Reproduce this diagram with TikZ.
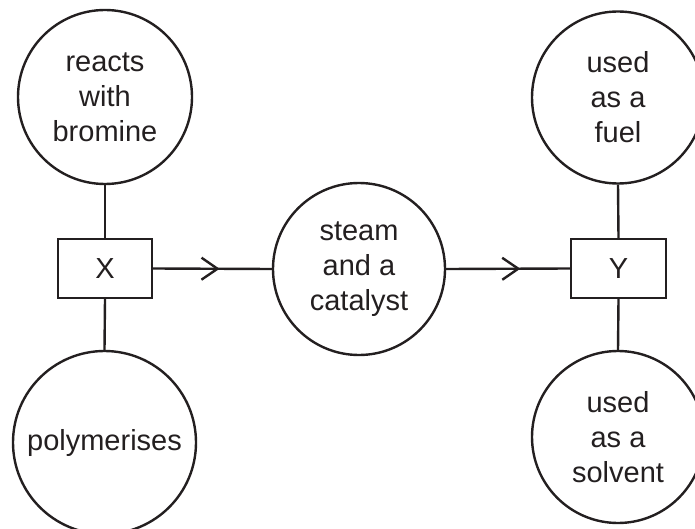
\documentclass[tikz,border=0pt]{standalone}
\usepackage{fontspec}
\setmainfont{Liberation Sans}
\usetikzlibrary{arrows.meta,decorations.markings}
\definecolor{ink}{HTML}{231F20}
\tikzset{
  bubble/.style={draw=ink, circle, line width=2.4pt, inner sep=0pt, align=center,
    font=\fontsize{29}{35}\selectfont, text=ink},
  letterbox/.style={draw=ink, rectangle, line width=2.4pt, minimum width=94pt,
    minimum height=59pt, inner sep=0pt, font=\fontsize{29}{35}\selectfont, text=ink},
  link/.style={draw=ink, line width=2.4pt},
  flow/.style={draw=ink, line width=2.4pt, postaction={decorate},
    decoration={markings, mark=at position #1 with {\arrow{Straight Barb[length=16pt,width=22pt,line width=2.4pt]}}}}
}
\begin{document}
\begin{tikzpicture}[x=1pt,y=-1pt]
\useasboundingbox (0,0) rectangle (695,529);
\node[bubble, minimum size=174pt] (c1) at (105,97) {reacts\\with\\bromine};
\node[letterbox] (X) at (105,268.5) {X};
\node[bubble, minimum size=183pt] (c2) at (104.5,442.5) {polymerises};
\node[bubble, minimum size=172pt] (m) at (359,269) {steam\\and a\\catalyst};
\node[letterbox, minimum width=95pt] (Y) at (618.5,268.5) {Y};
\node[bubble, minimum size=172pt] (c3) at (618,97.5) {used\\as a\\fuel};
\node[bubble, minimum size=172pt] (c4) at (618,437) {used\\as a\\solvent};
\draw[link] (c1.south) -- (X.north);
\draw[link] (X.south) -- (c2.north);
\draw[link] (c3.south) -- (Y.north);
\draw[link] (Y.south) -- (c4.north);
\draw[flow=0.56] (X.east) -- (m.west);
\draw[flow=0.6] (m.east) -- (Y.west);
\end{tikzpicture}
\end{document}
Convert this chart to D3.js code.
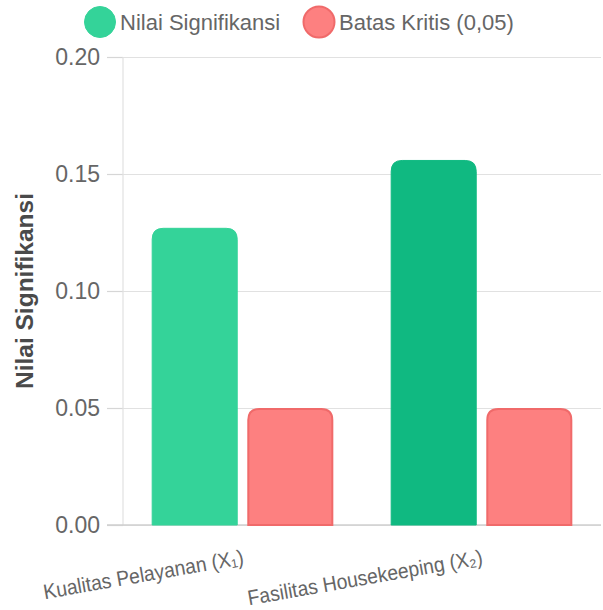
<!DOCTYPE html>
<html>
<head>
<meta charset="utf-8">
<script src="https://cdn.jsdelivr.net/npm/d3@7"></script>
<style>
  html, body { margin: 0; padding: 0; background: #fff; }
  svg { display: block; font-family: "Liberation Sans", Arial, Helvetica, sans-serif; }
</style>
</head>
<body>
<svg id="chart" width="603" height="610"></svg>
<script>
// Significance values per variable, compared against the 0.05 critical limit
const categories = ["Kualitas Pelayanan (X\u2081)", "Fasilitas Housekeeping (X\u2082)"];
const seriesNames = ["Nilai Signifikansi", "Batas Kritis (0,05)"];
const nilaiSignifikansi = [0.127, 0.156];
const batasKritis = [0.05, 0.05];
const yTicks = [0, 0.05, 0.10, 0.15, 0.20];

const W = 603, H = 610;
const m = { top: 57, right: 2, bottom: 85, left: 123 };
const svg = d3.select("#chart");

const y = d3.scaleLinear().domain([0, 0.2]).range([H - m.bottom, m.top]);
const x0 = d3.scaleBand().domain(categories).range([m.left, W - m.right])
  .paddingInner(0.2).paddingOuter(0.1);
const x1 = d3.scaleBand().domain(seriesNames).range([0, x0.bandwidth()])
  .paddingInner(0.1).paddingOuter(0.05);

// Gridlines and y axis
const yAxis = d3.axisLeft(y).tickValues(yTicks).tickFormat(d3.format(".2f"))
  .tickSizeInner(-(W - m.right - m.left)).tickSizeOuter(0).tickPadding(23);
const gy = svg.append("g").attr("transform", `translate(${m.left},0)`).call(yAxis);
gy.select(".domain").remove();
gy.selectAll(".tick line").attr("stroke", "#e1e1e1").attr("stroke-width", 1.2);
gy.selectAll(".tick").append("line")
  .attr("x1", -16).attr("x2", 0).attr("stroke", "#d6d6d6").attr("stroke-width", 1.2);
gy.selectAll(".tick text").attr("fill", "#666").attr("font-size", 23);

// y axis border line
svg.append("line")
  .attr("x1", m.left).attr("x2", m.left)
  .attr("y1", m.top).attr("y2", H - m.bottom)
  .attr("stroke", "#e1e1e1").attr("stroke-width", 1.2);

// baseline
svg.append("line")
  .attr("x1", m.left - 16).attr("x2", W - m.right)
  .attr("y1", y(0)).attr("y2", y(0))
  .attr("stroke", "#cfcfcf").attr("stroke-width", 1.5);

// Y axis title
svg.append("text")
  .attr("transform", `translate(33,${(m.top + H - m.bottom) / 2}) rotate(-90)`)
  .attr("text-anchor", "middle")
  .attr("font-size", 24.5).attr("font-weight", "bold").attr("fill", "#4a4a4a")
  .text("Nilai Signifikansi");

// Bars with rounded top corners
function topRounded(xp, yp, w, h, r) {
  r = Math.min(r, w / 2, h);
  return `M${xp},${yp + h}V${yp + r}Q${xp},${yp} ${xp + r},${yp}` +
         `H${xp + w - r}Q${xp + w},${yp} ${xp + w},${yp + r}V${yp + h}Z`;
}

const greenFills = ["#34d399", "#10b981"];
const rows = categories.map((c, i) => ({
  cat: c,
  bars: [
    { s: seriesNames[0], v: nilaiSignifikansi[i], fill: greenFills[i], stroke: greenFills[i], sw: 1 },
    { s: seriesNames[1], v: batasKritis[i], fill: "#fd8080", stroke: "#f06a6a", sw: 2 }
  ]
}));

const gBars = svg.append("g");
rows.forEach(r => {
  r.bars.forEach(b => {
    const bx = x0(r.cat) + x1(b.s);
    const by = y(b.v);
    gBars.append("path")
      .attr("d", topRounded(bx + b.sw / 2, by + b.sw / 2, x1.bandwidth() - b.sw, y(0) - by - b.sw / 2, 11))
      .attr("fill", b.fill)
      .attr("stroke", b.stroke)
      .attr("stroke-width", b.sw);
  });
});

// Rotated category labels (slightly condensed horizontally)
svg.append("g").selectAll("text").data(categories).join("text")
  .attr("transform", d => `translate(${x0(d) + x0.bandwidth() / 2 + 2},${H - m.bottom + 39}) rotate(-10) scale(0.92,1)`)
  .attr("text-anchor", "end")
  .attr("font-size", 21).attr("fill", "#666")
  .text(d => d);

// Legend
const legend = [
  { name: seriesNames[0], cx: 100, fill: "#34d399", stroke: "#34d399", sw: 1 },
  { name: seriesNames[1], cx: 319, fill: "#fd8080", stroke: "#f06a6a", sw: 2 }
];
const lg = svg.append("g");
legend.forEach(l => {
  lg.append("circle").attr("cx", l.cx).attr("cy", 22).attr("r", 15.5)
    .attr("fill", l.fill).attr("stroke", l.stroke).attr("stroke-width", l.sw);
  lg.append("text").attr("x", l.cx + 20).attr("y", 22).attr("dy", "0.36em")
    .attr("font-size", 22).attr("fill", "#666").text(l.name);
});
</script>
</body>
</html>
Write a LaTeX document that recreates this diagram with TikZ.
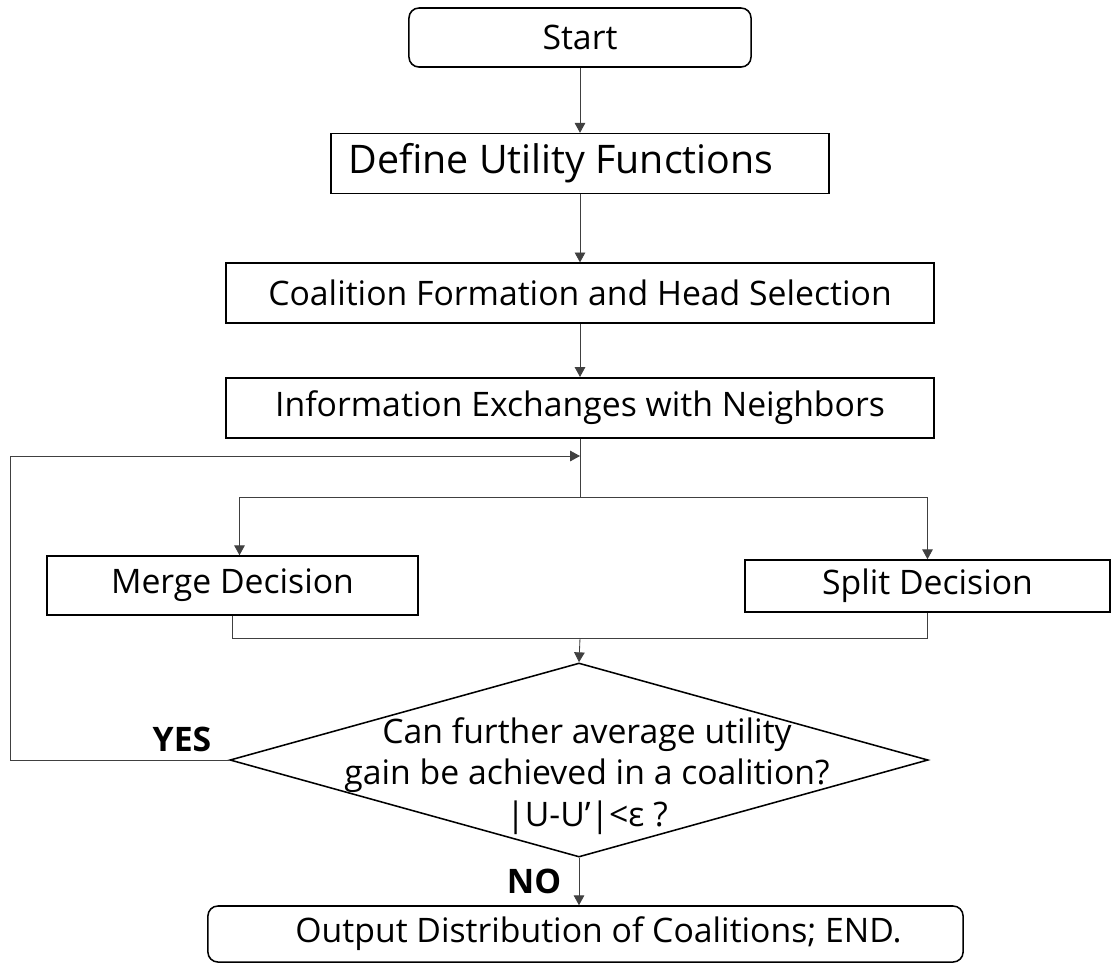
\documentclass[tikz,border=0pt]{standalone}
\usepackage{fontspec}
\setmainfont{Open Sans}
\usetikzlibrary{shapes.geometric, arrows.meta, positioning}

\tikzset{
	block/.style={draw, line width=1.1pt, minimum height=1.5cm, inner sep=0pt, font=\fontsize{24}{29}\selectfont},
	term/.style={block, rounded corners=0.25cm},
	decide/.style={diamond, draw, line width=1.1pt, aspect=3.6, minimum width=17.45cm, minimum height=4.85cm, inner sep=0pt},
	line/.style={draw=black!75, line width=0.6pt},
	arrow/.style={line, -{Triangle[length=7pt,width=7.5pt]}},
	answer/.style={font=\bfseries\fontsize{24}{29}\selectfont}
}

\begin{document}
\begin{tikzpicture}[x=0.025cm, y=-0.025cm]
	\useasboundingbox (0,0) rectangle (1111,963);
	\node[term, minimum width=8.55cm, minimum height=1.475cm] (start) at (580,37.5) {Start};
	\node[block, below=1.625cm of start, minimum width=12.45cm, font=\fontsize{28}{33}\selectfont] (define) {Define Utility Functions\hspace*{0.95cm}};
	\node[block, below=1.7cm of define, minimum width=17.7cm] (coalition) {Coalition Formation and Head Selection};
	\node[block, below=1.325cm of coalition, minimum width=17.7cm] (info) {Information Exchanges with Neighbors};
	\node[block, minimum width=9.275cm, minimum height=1.475cm] (merge) at (232.5,585.5) {Merge Decision};
	\node[block, minimum width=9.125cm, minimum height=1.3cm] (split) at (927.5,586) {Split Decision};
	\node[decide] (check) at (579,760) {};
	\node[align=center, font=\fontsize{24}{29.5}\selectfont] (checktext) at (587,776) {Can further average utility\\gain be achieved in a coalition?\\|U-U’|<ε ?};
	\node[term, minimum width=18.875cm, minimum height=1.4cm] (output) at (585.5,934) {\hspace*{0.65cm}Output Distribution of Coalitions; END.};
	\node[answer] (yes) at (182,739) {YES};
	\node[answer] (no) at (534,881) {NO};
	\coordinate (loopin) at (580,456);
	\coordinate (back) at (10,456);
	\coordinate (fork) at (580,497);
	\coordinate (collect) at (580,638);
	\foreach \from/\to in {start/define,define/coalition,coalition/info}
		\draw[arrow] (\from) -- (\to);
	\draw[line] (info.south) -- (fork);
	\draw[arrow] (fork) -| ([xshift=0.175cm]merge.north);
	\draw[arrow] (fork) -| (split.north);
	\draw[line] (merge.south) |- (collect);
	\draw[line] (split.south) |- (collect);
	\draw[arrow] (collect) -- (check.north);
	\draw[arrow] (check.west) -| (back) -- (loopin);
	\draw[arrow] (check.south) -- (check.south |- output.north);
\end{tikzpicture}
\end{document}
───
### Task description
Count the lines in the records above that hold the word "chart", and give only that number.

### Response
3